Che cosa è cambiato da allora? Le cose che muovono l’animo umano sembrano sempre le stesse: l’amore e l’odio, le vette dell’arte, la durezza del lavoro, la speranza della religione, le bassezze e le grandezze della politica, il piacere della conversazione, la cura delle tradizioni. Tutto era già lì. Forse dovremmo chiederci piuttosto quali città lasceremo noi ai nostri futuri visitatori.
Tunisi, quella viva di oggi, è sontuosa, unisce i grandi boulevard francesi e la medina araba, i palazzi monumentali bianchi e stuccati e i portoni di legno intarsiati delle moschee, i negozi dei brand internazionali e le spezie del souk. È una capitale araba e mediterranea insieme. Ma è solo l’inizio di un movimento di culture e stili, che si apprezza soprattutto scendendo verso il Sud della Tunisia, lungo strade ben tenute e villaggi serafici. Certo, la quantità di plastica abbandonata ai bordi delle strade o negli angoli periferici dei paesi ci ricorda che questo pianeta sta soffocando, che dobbiamo darci una mossa o saremo sovrastati dai nostri stessi scarti, che si trasformeranno in qualcosa di meno visibile, forse, ma altrettanto pericoloso.
A placare l’animo ci pensa però il Sahara. Il deserto è un passaggio mentale, oltre che fisico: arrivare al suo ingresso significa avere davanti uno spazio apparentemente infinito, apparentemente ostile, apparentemente omogeneo e poterlo assaggiare, anche solo da turisti, è un’emozione strana, un misto di inquietudine e di pace interiore. Tozeur, Kebili, Douz, Matmata, Tataouine sono nomi che evocano piazze dai portici bianchi e bollenti ai piedi di moschee sempre in movimento, carovane di commercianti (un tempo) e di turisti (oggi). Eppure, anche se sulle dune all’orizzonte appaiono gruppi di Suv che scarrozzano a tutta velocità famiglie e compagnie di amici con gli smartphone appiccicati ai finestrini, l’idea di essere su una linea di confine, sul bordo di un mondo più potente di noi, non viene meno.

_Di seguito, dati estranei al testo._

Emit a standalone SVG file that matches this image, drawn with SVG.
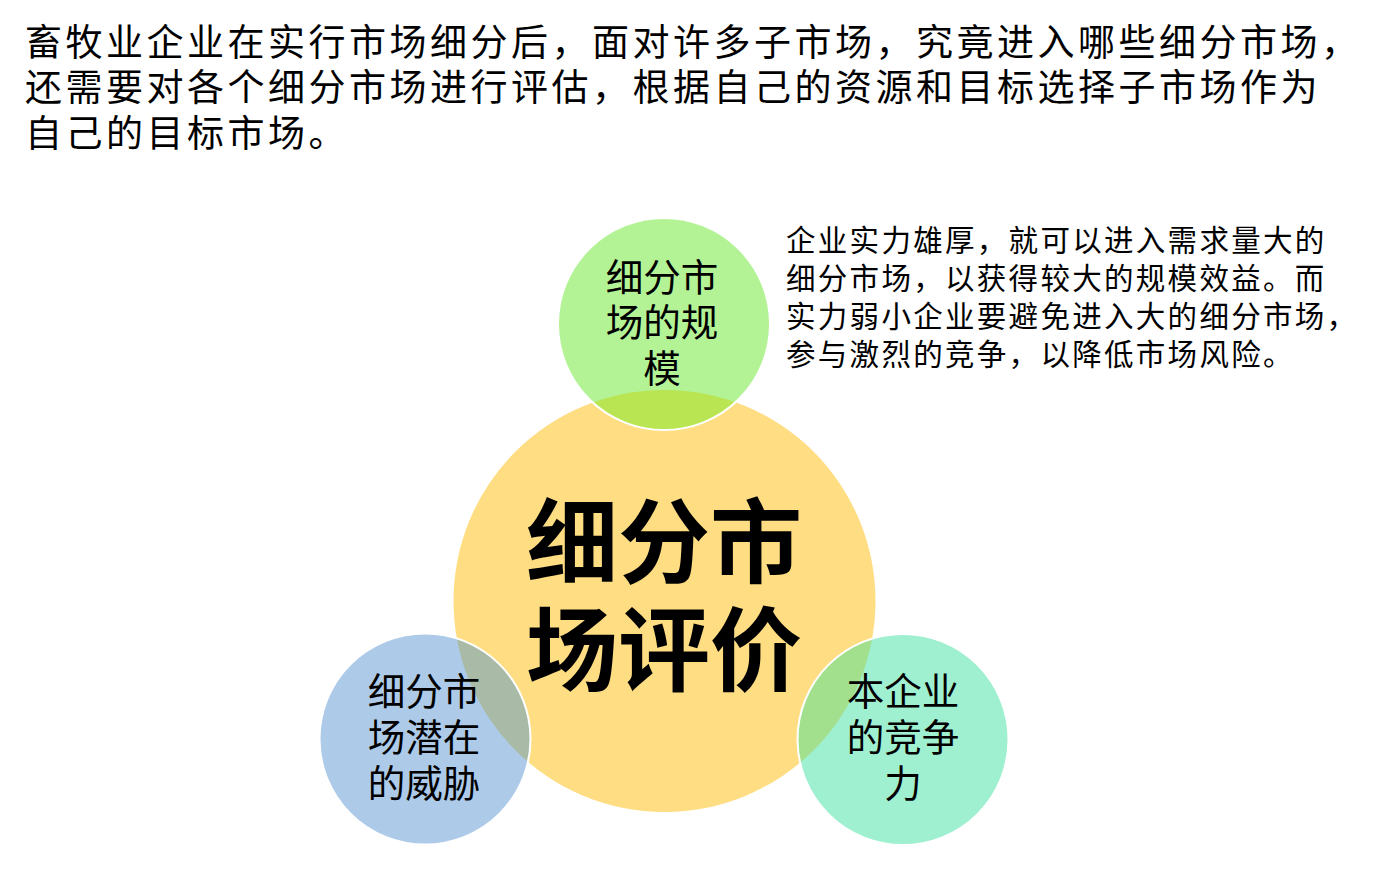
<svg xmlns="http://www.w3.org/2000/svg" width="1384" height="878" viewBox="0 0 1384 878">
  <style>
    .t { font-family: "Noto Sans CJK SC", "Noto Sans CJK JP", sans-serif; fill: #000; }
    .title { font-size: 37px; letter-spacing: 3.5px; }
    .note { font-size: 29.5px; letter-spacing: 2.3px; }
    .small { font-size: 37.5px; text-anchor: middle; }
    .big { font-size: 92px; font-weight: bold; text-anchor: middle; }
    .outline { fill: none; stroke: #ffffff; stroke-width: 2; }
  </style>
  <defs>
    <clipPath id="clipCenter">
      <circle cx="664.5" cy="601" r="211"/>
    </clipPath>
  </defs>
  <rect width="1384" height="878" fill="#ffffff"/>

  <g id="intro-text">
    <text class="t title" x="25" y="55.5">畜牧业企业在实行市场细分后，面对许多子市场，究竟进入哪些细分市场，</text>
    <text class="t title" x="25" y="101">还需要对各个细分市场进行评估，根据自己的资源和目标选择子市场作为</text>
    <text class="t title" x="25" y="146.5">自己的目标市场。</text>
  </g>

  <g id="note-text">
    <text class="t note" x="786" y="251">企业实力雄厚，就可以进入需求量大的</text>
    <text class="t note" x="786" y="289">细分市场，以获得较大的规模效益。而</text>
    <text class="t note" x="786" y="327">实力弱小企业要避免进入大的细分市场，</text>
    <text class="t note" x="786" y="364.5">参与激烈的竞争，以降低市场风险。</text>
  </g>

  <g id="node-center">
    <circle cx="664.5" cy="601" r="211" fill="#ffdd82"/>
    <text class="t big" x="664" y="576">细分市</text>
    <text class="t big" x="664" y="684">场评价</text>
  </g>

  <g id="node-size">
    <circle cx="664" cy="324" r="106" fill="#b3f396"/>
    <circle cx="664" cy="324" r="106" fill="#b9e553" clip-path="url(#clipCenter)"/>
    <text class="t small" x="662" y="290.5">细分市</text>
    <text class="t small" x="662" y="336">场的规</text>
    <text class="t small" x="662" y="381.5">模</text>
    <circle class="outline" cx="664" cy="324" r="106"/>
  </g>

  <g id="node-threat">
    <circle cx="425" cy="739" r="105.5" fill="#adcbe9"/>
    <circle cx="425" cy="739" r="105.5" fill="#a9bba6" clip-path="url(#clipCenter)"/>
    <text class="t small" x="424" y="704.5">细分市</text>
    <text class="t small" x="424" y="750.5">场潜在</text>
    <text class="t small" x="424" y="797">的威胁</text>
    <circle class="outline" cx="425" cy="739" r="105.5"/>
  </g>

  <g id="node-competitiveness">
    <circle cx="903" cy="739.5" r="105.5" fill="#9ff0d0"/>
    <circle cx="903" cy="739.5" r="105.5" fill="#a2e08e" clip-path="url(#clipCenter)"/>
    <text class="t small" x="903" y="704.5">本企业</text>
    <text class="t small" x="903" y="750.5">的竞争</text>
    <text class="t small" x="903" y="797">力</text>
    <circle class="outline" cx="903" cy="739.5" r="105.5"/>
  </g>
</svg>
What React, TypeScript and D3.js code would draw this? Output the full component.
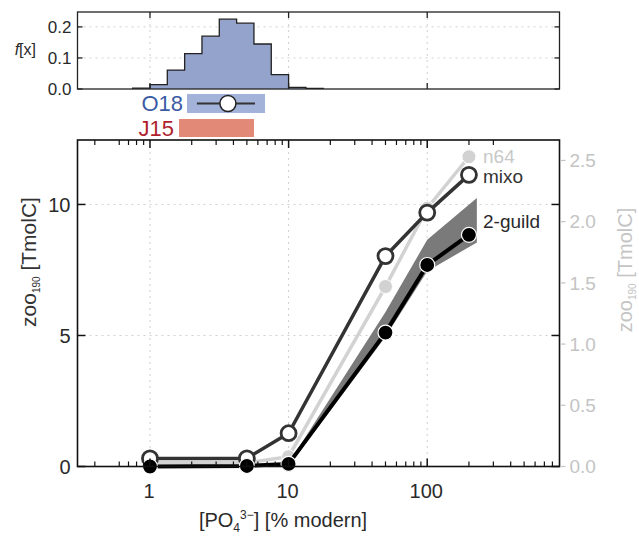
import React from "react";
import * as d3 from "d3";

// ---------- data ----------
const xs = [1, 5, 10, 50, 100, 200];
const mixo = [0.31, 0.31, 1.27, 8.03, 9.69, 11.13];
const twoGuild = [0.0, 0.02, 0.1, 5.11, 7.69, 8.84];
const n64 = [0.03, 0.03, 0.08, 1.47, 2.11, 2.53];

const bandX = [1, 5, 10, 50, 100, 228];
const bandLow = [0.0, 0.0, 0.0, 4.95, 7.45, 8.55];
const bandHigh = [0.0, 0.02, 0.12, 5.9, 8.65, 10.25];

const histLogEdges = [-0.125, 0, 0.125, 0.25, 0.375, 0.5, 0.625, 0.75, 0.875, 1.0, 1.125, 1.25];
const histValues = [0.003, 0.014, 0.061, 0.114, 0.17, 0.225, 0.212, 0.145, 0.046, 0.005, 0.002];

const o18Range = [1.85, 6.76];
const o18Whisker = [2.18, 5.72];
const o18Center = 3.65;
const j15Range = [1.62, 5.63];

const xMajor = [1, 10, 100];
const xMajorLabels = ["1", "10", "100"];
const xMinorBottom = [0.4, 0.6, 0.7, 0.8, 0.9, 2, 3, 4, 5, 6, 7, 8, 9, 20, 30, 40, 50, 60, 70, 80, 90, 200, 300, 400, 500, 600, 700, 800];
const xMinorTop = [0.4, 0.6, 0.7, 0.8, 0.9, 2, 3, 4, 5, 6, 7, 8, 9, 20, 30, 40, 50, 60, 70, 80, 90, 200, 300];
const yLeftTicks = [0, 5, 10];
const yRightTicks = [0, 0.5, 1.0, 1.5, 2.0, 2.5];
const hTicks = [0, 0.1, 0.2];

const FONT = "'Liberation Sans', Arial, Helvetica, sans-serif";

export default function App() {
  const x = d3.scaleLog().domain([0.3, 900]).range([77.5, 559.5]);
  const yL = d3.scaleLinear().domain([0, 12.46]).range([466.5, 140]);
  const yR = d3.scaleLinear().domain([0, 2.667]).range([466.5, 140]);
  const yH = d3.scaleLinear().domain([0, 0.248]).range([89, 12]);

  const [x0, x1] = x.range();
  const [mb, mt] = yL.range();
  const [hb, ht] = yH.range();

  // histogram step path
  const histPts: [number, number][] = [];
  histPts.push([Math.pow(10, histLogEdges[0]), 0]);
  histValues.forEach((v, i) => {
    histPts.push([Math.pow(10, histLogEdges[i]), v]);
    histPts.push([Math.pow(10, histLogEdges[i + 1]), v]);
  });
  histPts.push([Math.pow(10, histLogEdges[histLogEdges.length - 1]), 0]);
  const histLine = d3
    .line<[number, number]>()
    .x((d) => x(d[0]))
    .y((d) => yH(d[1]));

  const lineL = d3
    .line<number>()
    .x((_, i) => x(xs[i]))
    .y((d) => yL(d));
  const lineR = d3
    .line<number>()
    .x((_, i) => x(xs[i]))
    .y((d) => yR(d));
  const band = d3
    .area<number>()
    .x((_, i) => x(bandX[i]))
    .y0((_, i) => yL(bandLow[i]))
    .y1((d) => yL(d));

  const gridStyle = { stroke: "#d0d0d0", strokeWidth: 1, strokeDasharray: "2,4" };
  const ink = "#2a2a2a";
  const gray = "#c4c4c4";

  return (
    <svg
      width={639}
      height={537}
      style={{ position: "absolute", left: 0, top: 0, background: "#fff" }}
      fontFamily={FONT}
    >
      {/* ---------------- top histogram panel ---------------- */}
      <g>
        {xMajor.map((t) => (
          <line key={"hgx" + t} x1={x(t)} x2={x(t)} y1={ht} y2={hb} {...gridStyle} />
        ))}
        {hTicks.slice(1).map((t) => (
          <line key={"hgy" + t} x1={x0} x2={x1} y1={yH(t)} y2={yH(t)} {...gridStyle} />
        ))}
        <path d={histLine(histPts) || ""} fill="#94a3cb" stroke="#222" strokeWidth={1.3} />
        <rect x={x0} y={ht} width={x1 - x0} height={hb - ht} fill="none" stroke="#222" strokeWidth={1.3} />
        {xMajor.map((t) => (
          <g key={"htx" + t}>
            <line x1={x(t)} x2={x(t)} y1={ht} y2={ht + 6} stroke="#222" strokeWidth={1.3} />
            <line x1={x(t)} x2={x(t)} y1={hb} y2={hb - 6} stroke="#222" strokeWidth={1.3} />
          </g>
        ))}
        {hTicks.map((t) => (
          <g key={"hty" + t}>
            <line x1={x0} x2={x0 + 5} y1={yH(t)} y2={yH(t)} stroke="#222" strokeWidth={1.3} />
            <line x1={x1} x2={x1 - 5} y1={yH(t)} y2={yH(t)} stroke="#222" strokeWidth={1.3} />
            <text x={x0 - 6} y={yH(t)} dy="0.36em" textAnchor="end" fontSize={17} fill={ink}>
              {t.toFixed(1)}
            </text>
          </g>
        ))}
        <text x={36} y={49} dy="0.36em" textAnchor="end" fontSize={16} fill={ink}>
          <tspan fontStyle="italic">f</tspan>[x]
        </text>
      </g>

      {/* ---------------- O18 / J15 ---------------- */}
      <g>
        <rect
          x={x(o18Range[0])}
          y={94}
          width={x(o18Range[1]) - x(o18Range[0])}
          height={19}
          fill="#a3b2d8"
        />
        <line x1={x(o18Whisker[0])} x2={x(o18Whisker[1])} y1={103.5} y2={103.5} stroke="#333" strokeWidth={2} />
        <circle cx={x(o18Center)} cy={103.5} r={8} fill="#fff" stroke="#222" strokeWidth={1.5} />
        <text x={x(o18Range[0]) - 4} y={103.5} dy="0.36em" textAnchor="end" fontSize={22} fill="#3b5ba5">
          O18
        </text>
        <rect
          x={x(j15Range[0])}
          y={119}
          width={x(j15Range[1]) - x(j15Range[0])}
          height={18}
          fill="#e28a77"
        />
        <text x={x(j15Range[0]) - 5} y={128} dy="0.36em" textAnchor="end" fontSize={22} fill="#b01f2e">
          J15
        </text>
      </g>

      {/* ---------------- main panel ---------------- */}
      <g>
        {xMajor.map((t) => (
          <line key={"mgx" + t} x1={x(t)} x2={x(t)} y1={mt} y2={mb} {...gridStyle} />
        ))}
        {yLeftTicks.slice(1).map((t) => (
          <line key={"mgy" + t} x1={x0} x2={x1} y1={yL(t)} y2={yL(t)} {...gridStyle} />
        ))}

        <path d={band(bandHigh) || ""} fill="#7a7a7a" stroke="none" />

        <path d={lineR(n64) || ""} fill="none" stroke="#d2d2d2" strokeWidth={3.5} />
        {n64.map((v, i) => (
          <circle key={"n" + i} cx={x(xs[i])} cy={yR(v)} r={7} fill="#d2d2d2" stroke="#fff" strokeWidth={1} />
        ))}

        <path d={lineL(mixo) || ""} fill="none" stroke="#333" strokeWidth={3.5} />
        {mixo.map((v, i) => (
          <circle key={"m" + i} cx={x(xs[i])} cy={yL(v)} r={7.5} fill="#fff" stroke="#333" strokeWidth={2.8} />
        ))}

        <path d={lineL(twoGuild) || ""} fill="none" stroke="#000" strokeWidth={4} />
        {twoGuild.map((v, i) => (
          <circle key={"g" + i} cx={x(xs[i])} cy={yL(v)} r={7.5} fill="#000" stroke="#fff" strokeWidth={1.2} />
        ))}

        <text x={483} y={yR(n64[5]) - 1} dy="0.36em" fontSize={19} fill="#c8c8c8">
          n64
        </text>
        <text x={483} y={yL(mixo[5]) + 1} dy="0.36em" fontSize={19} fill="#333">
          mixo
        </text>
        <text x={483} y={221} dy="0.36em" fontSize={19} fill={ink}>
          2-guild
        </text>

        <rect x={x0} y={mt} width={x1 - x0} height={mb - mt} fill="none" stroke="#111" strokeWidth={1.6} />

        {/* x ticks */}
        {xMajor.map((t, i) => (
          <g key={"mx" + t}>
            <line x1={x(t)} x2={x(t)} y1={mb} y2={mb - 8} stroke="#111" strokeWidth={1.5} />
            <line x1={x(t)} x2={x(t)} y1={mt} y2={mt + 8} stroke="#111" strokeWidth={1.5} />
            <text x={x(t) - 1} y={mb + 24} dy="0.36em" textAnchor="middle" fontSize={20} fill={ink}>
              {xMajorLabels[i]}
            </text>
          </g>
        ))}
        {xMinorBottom.map((t) => (
          <line key={"mnb" + t} x1={x(t)} x2={x(t)} y1={mb} y2={mb - 5} stroke="#111" strokeWidth={1.2} />
        ))}
        {xMinorTop.map((t) => (
          <line key={"mnt" + t} x1={x(t)} x2={x(t)} y1={mt} y2={mt + 5} stroke="#111" strokeWidth={1.2} />
        ))}

        {/* left y ticks */}
        {yLeftTicks.map((t) => (
          <g key={"yl" + t}>
            <line x1={x0} x2={x0 + 8} y1={yL(t)} y2={yL(t)} stroke="#111" strokeWidth={1.5} />
            <line x1={x1} x2={x1 - 8} y1={yL(t)} y2={yL(t)} stroke="#111" strokeWidth={1.5} />
            <text x={x0 - 7} y={yL(t)} dy="0.36em" textAnchor="end" fontSize={20} fill={ink}>
              {t}
            </text>
          </g>
        ))}

        {/* right y ticks */}
        {yRightTicks.map((t) => (
          <g key={"yr" + t}>
            <line x1={x1 + 1} x2={x1 + 6} y1={yR(t)} y2={yR(t)} stroke={gray} strokeWidth={1.2} />
            <text x={x1 + 10} y={yR(t)} dy="0.36em" textAnchor="start" fontSize={19} fill={gray}>
              {t.toFixed(1)}
            </text>
          </g>
        ))}

        {/* axis labels */}
        <text
          transform={`translate(28, 262) rotate(-90)`}
          textAnchor="middle"
          dy="0.36em"
          fontSize={21}
          fill="#333"
        >
          zoo<tspan fontSize={10} dy="4">190</tspan>
          <tspan dy="-4"> [TmolC]</tspan>
        </text>
        <text
          transform={`translate(626, 270) rotate(-90)`}
          textAnchor="middle"
          dy="0.32em"
          fontSize={20}
          fill={gray}
        >
          zoo<tspan fontSize={10} dy="4">190</tspan>
          <tspan dy="-4"> [TmolC]</tspan>
        </text>
        <text x={283} y={520} dy="0.36em" textAnchor="middle" fontSize={20} fill={ink}>
          [PO<tspan fontSize={12} dy="5">4</tspan>
          <tspan fontSize={12} dy="-13">3−</tspan>
          <tspan dy="8">] [% modern]</tspan>
        </text>
      </g>
    </svg>
  );
}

La sabbia bianca invade l’asfalto e piega i guardrail, i dromedari dinoccolati camminano accanto alla strada con il loro sguardo lontano e la loro flemma vigile, il lago salato di Chott-el Jerid è asciutto e bianco da abbagliare, la strada che lo attraversa è dritta e solitaria, la luce imperversa su tutte le cose, a metà un cartello avvisa dell’assenza di segnale Gps: una preoccupazione che qualche anno fa non avremmo avuto. Tanto se un chiodo ti entra nella gomma della moto, sarà Abdellatif a darti una mano, non lo smartphone.